Since 1999 much of Perrets practice has developed around her invented narrative, The Crystal Frontier, which follows the progress of a group of women who form an autonomous commune in the remote desert of South Western New Mexico in an attempt to liberate themselves from the prohibitive parameters of capitalism and patriarchal convention. Since its inception, Perrets unique project has evolved across an array of media, all produced from the perspective of the communes members. The artists interest in ancient civilisation, feminist politics, literary texts and homemade craft has seen the creation of invented relics, blending traditional, artisanal and spiritual practices with a postmodern aesthetic.
Perrets ceramic wall reliefs are at once representational and abstract, morphing from geometric shapes into figurative forms found within the fictive universe of The Crystal Frontier, both quotidian eggs, gates, heads of hair and esoteric ancient symbols and patterns that also occur within the modernist canon to illustrate universal themes. In this way the artist invokes the plastic nature of clay, a malleable material that loses its elasticity once it is fired in the kiln. Distinguished by their minimal compositions the ceramics nonetheless conjure a myriad of associative images, only enhanced by their lyrical titles, which recall capping phrases, an articulation of the experience of enlightenment in the tradition of Zen Buddhism. Designed to be illuminating but not necessarily explicative, these found fragments of verse underline the discrepancy between art objects and the language used to describe them, at the same time as encouraging the viewer to imagine the role and function of these sculptures within the context of the world of The Crystal Frontier.

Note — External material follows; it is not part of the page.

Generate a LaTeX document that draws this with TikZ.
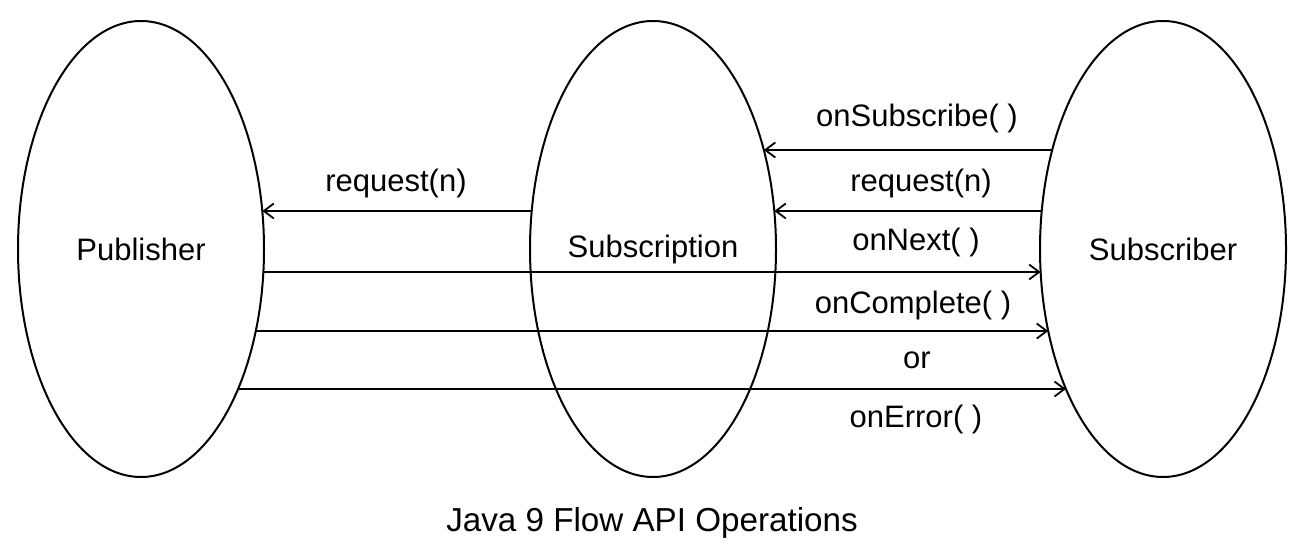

Mai-Thu Perret was born in 1976 in Geneva, Switzerland and studied at Cambridge University, Cambridge, UK and the Whitney Independent Study Program, New York, NY. She is currently the subject of a major survey at MAMCO, Geneva, Switzerland and in 2019 will have a solo exhibition at Spike Island, Bristol, UK. In 2018 she was awarded the Paul Boesch Art Prize and was included in significant group exhibitions at The Met Breuer, New York, NY; The Aldrich Contemporary Art Museum, Ridgefield, CT and Kunsthaus Zürich, Zurich, Switzerland. Recent solo exhibitions include Nasher Sculpture Center, Dallas, TX (2016); Kunsthaus Aarau, Aarau, Switzerland (2011); MAMCO, Geneva, Switzerland (2011); Haus Konstruktiv, Zurich, Switzerland (2011); Le Magasin, Grenoble, France (2011); Theatre de l'Usine, Geneva, Switzerland, which travelled to Swiss Institute, New York, NY (2011); University of Michigan Museum of Art, Ann Arbor, MI (2010); The Aspen Art Museum, Aspen, CO (2009); San Francisco Museum of Modern Art, San Francisco, CA (2008); The Kitchen, New York, NY (2008) and The Renaissance Society, Chicago, IL (2006). In 2011 she took part in ILLUMInations at the 54th Venice Biennale, Venice, Italy, curated by Bice Curiger.